**Aim**
Transcribe all the entries word for word, omitting any pictures they contain.

- - - - - - -

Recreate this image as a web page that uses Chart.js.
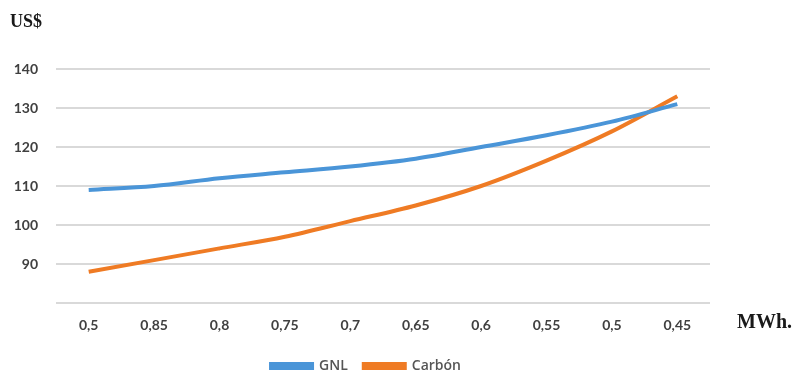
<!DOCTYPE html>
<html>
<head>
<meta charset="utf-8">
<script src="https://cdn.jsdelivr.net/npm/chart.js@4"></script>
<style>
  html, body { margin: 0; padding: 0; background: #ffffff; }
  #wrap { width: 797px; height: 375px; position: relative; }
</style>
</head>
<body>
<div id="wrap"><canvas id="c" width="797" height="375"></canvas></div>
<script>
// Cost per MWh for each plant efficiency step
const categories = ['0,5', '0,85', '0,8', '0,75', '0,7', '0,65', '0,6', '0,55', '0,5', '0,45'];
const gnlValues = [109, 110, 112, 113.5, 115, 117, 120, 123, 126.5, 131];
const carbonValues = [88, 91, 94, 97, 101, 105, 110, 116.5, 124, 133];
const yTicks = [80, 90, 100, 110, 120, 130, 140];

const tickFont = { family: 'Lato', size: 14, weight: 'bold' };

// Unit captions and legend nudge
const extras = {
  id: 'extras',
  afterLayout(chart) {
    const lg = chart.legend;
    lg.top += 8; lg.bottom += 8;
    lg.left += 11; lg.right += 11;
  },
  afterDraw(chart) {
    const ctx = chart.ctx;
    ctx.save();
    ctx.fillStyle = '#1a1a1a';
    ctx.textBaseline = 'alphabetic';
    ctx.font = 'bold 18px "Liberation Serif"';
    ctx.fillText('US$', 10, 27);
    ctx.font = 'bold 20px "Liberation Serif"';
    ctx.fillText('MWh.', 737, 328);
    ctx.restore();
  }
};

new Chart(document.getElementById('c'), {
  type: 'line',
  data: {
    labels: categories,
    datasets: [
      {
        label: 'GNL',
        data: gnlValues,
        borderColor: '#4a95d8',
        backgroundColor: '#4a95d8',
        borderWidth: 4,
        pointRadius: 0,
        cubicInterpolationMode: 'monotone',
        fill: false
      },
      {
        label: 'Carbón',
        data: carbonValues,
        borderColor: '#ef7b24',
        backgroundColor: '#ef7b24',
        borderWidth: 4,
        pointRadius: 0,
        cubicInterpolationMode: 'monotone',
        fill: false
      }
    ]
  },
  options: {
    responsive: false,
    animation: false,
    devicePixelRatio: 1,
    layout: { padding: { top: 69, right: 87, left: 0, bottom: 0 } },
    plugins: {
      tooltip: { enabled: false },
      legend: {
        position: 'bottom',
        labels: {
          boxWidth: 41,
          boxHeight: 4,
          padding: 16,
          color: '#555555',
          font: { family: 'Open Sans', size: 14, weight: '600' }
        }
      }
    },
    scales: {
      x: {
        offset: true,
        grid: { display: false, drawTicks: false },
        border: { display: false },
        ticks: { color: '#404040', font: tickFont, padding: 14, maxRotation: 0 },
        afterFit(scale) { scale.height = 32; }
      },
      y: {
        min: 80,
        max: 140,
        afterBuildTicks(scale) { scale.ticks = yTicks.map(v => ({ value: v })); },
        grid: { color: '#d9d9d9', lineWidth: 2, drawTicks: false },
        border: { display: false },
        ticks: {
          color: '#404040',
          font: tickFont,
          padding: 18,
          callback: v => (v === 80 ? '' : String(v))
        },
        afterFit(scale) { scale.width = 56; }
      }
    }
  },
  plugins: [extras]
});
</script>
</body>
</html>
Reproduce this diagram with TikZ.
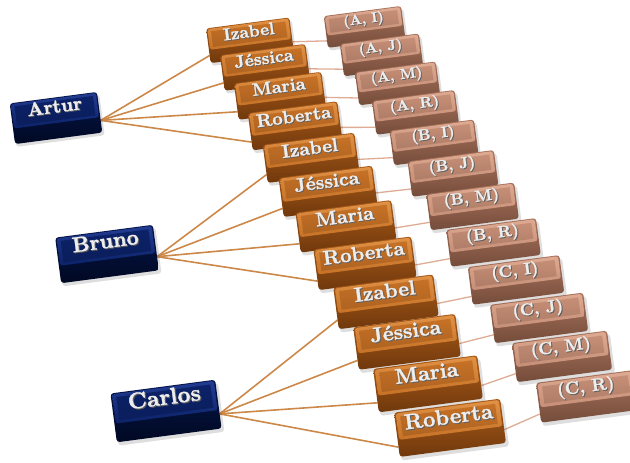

- - - - - - -

**Final result**
Recreate this image as a web page that uses Chart.js.
<!DOCTYPE html>
<html>
<head>
<meta charset="utf-8">
<script src="https://cdn.jsdelivr.net/npm/chart.js@4"></script>
<style>
  html, body { margin: 0; padding: 0; background: #ffffff; }
  #wrap { width: 797px; height: 375px; position: relative; }
</style>
</head>
<body>
<div id="wrap"><canvas id="c" width="797" height="375"></canvas></div>
<script>
// Cost per MWh for each plant efficiency step
const categories = ['0,5', '0,85', '0,8', '0,75', '0,7', '0,65', '0,6', '0,55', '0,5', '0,45'];
const gnlValues = [109, 110, 112, 113.5, 115, 117, 120, 123, 126.5, 131];
const carbonValues = [88, 91, 94, 97, 101, 105, 110, 116.5, 124, 133];
const yTicks = [80, 90, 100, 110, 120, 130, 140];

const tickFont = { family: 'Lato', size: 14, weight: 'bold' };

// Unit captions and legend nudge
const extras = {
  id: 'extras',
  afterLayout(chart) {
    const lg = chart.legend;
    lg.top += 8; lg.bottom += 8;
    lg.left += 11; lg.right += 11;
  },
  afterDraw(chart) {
    const ctx = chart.ctx;
    ctx.save();
    ctx.fillStyle = '#1a1a1a';
    ctx.textBaseline = 'alphabetic';
    ctx.font = 'bold 18px "Liberation Serif"';
    ctx.fillText('US$', 10, 27);
    ctx.font = 'bold 20px "Liberation Serif"';
    ctx.fillText('MWh.', 737, 328);
    ctx.restore();
  }
};

new Chart(document.getElementById('c'), {
  type: 'line',
  data: {
    labels: categories,
    datasets: [
      {
        label: 'GNL',
        data: gnlValues,
        borderColor: '#4a95d8',
        backgroundColor: '#4a95d8',
        borderWidth: 4,
        pointRadius: 0,
        cubicInterpolationMode: 'monotone',
        fill: false
      },
      {
        label: 'Carbón',
        data: carbonValues,
        borderColor: '#ef7b24',
        backgroundColor: '#ef7b24',
        borderWidth: 4,
        pointRadius: 0,
        cubicInterpolationMode: 'monotone',
        fill: false
      }
    ]
  },
  options: {
    responsive: false,
    animation: false,
    devicePixelRatio: 1,
    layout: { padding: { top: 69, right: 87, left: 0, bottom: 0 } },
    plugins: {
      tooltip: { enabled: false },
      legend: {
        position: 'bottom',
        labels: {
          boxWidth: 41,
          boxHeight: 4,
          padding: 16,
          color: '#555555',
          font: { family: 'Open Sans', size: 14, weight: '600' }
        }
      }
    },
    scales: {
      x: {
        offset: true,
        grid: { display: false, drawTicks: false },
        border: { display: false },
        ticks: { color: '#404040', font: tickFont, padding: 14, maxRotation: 0 },
        afterFit(scale) { scale.height = 32; }
      },
      y: {
        min: 80,
        max: 140,
        afterBuildTicks(scale) { scale.ticks = yTicks.map(v => ({ value: v })); },
        grid: { color: '#d9d9d9', lineWidth: 2, drawTicks: false },
        border: { display: false },
        ticks: {
          color: '#404040',
          font: tickFont,
          padding: 18,
          callback: v => (v === 80 ? '' : String(v))
        },
        afterFit(scale) { scale.width = 56; }
      }
    }
  },
  plugins: [extras]
});
</script>
</body>
</html>
Reproduce this diagram with TikZ.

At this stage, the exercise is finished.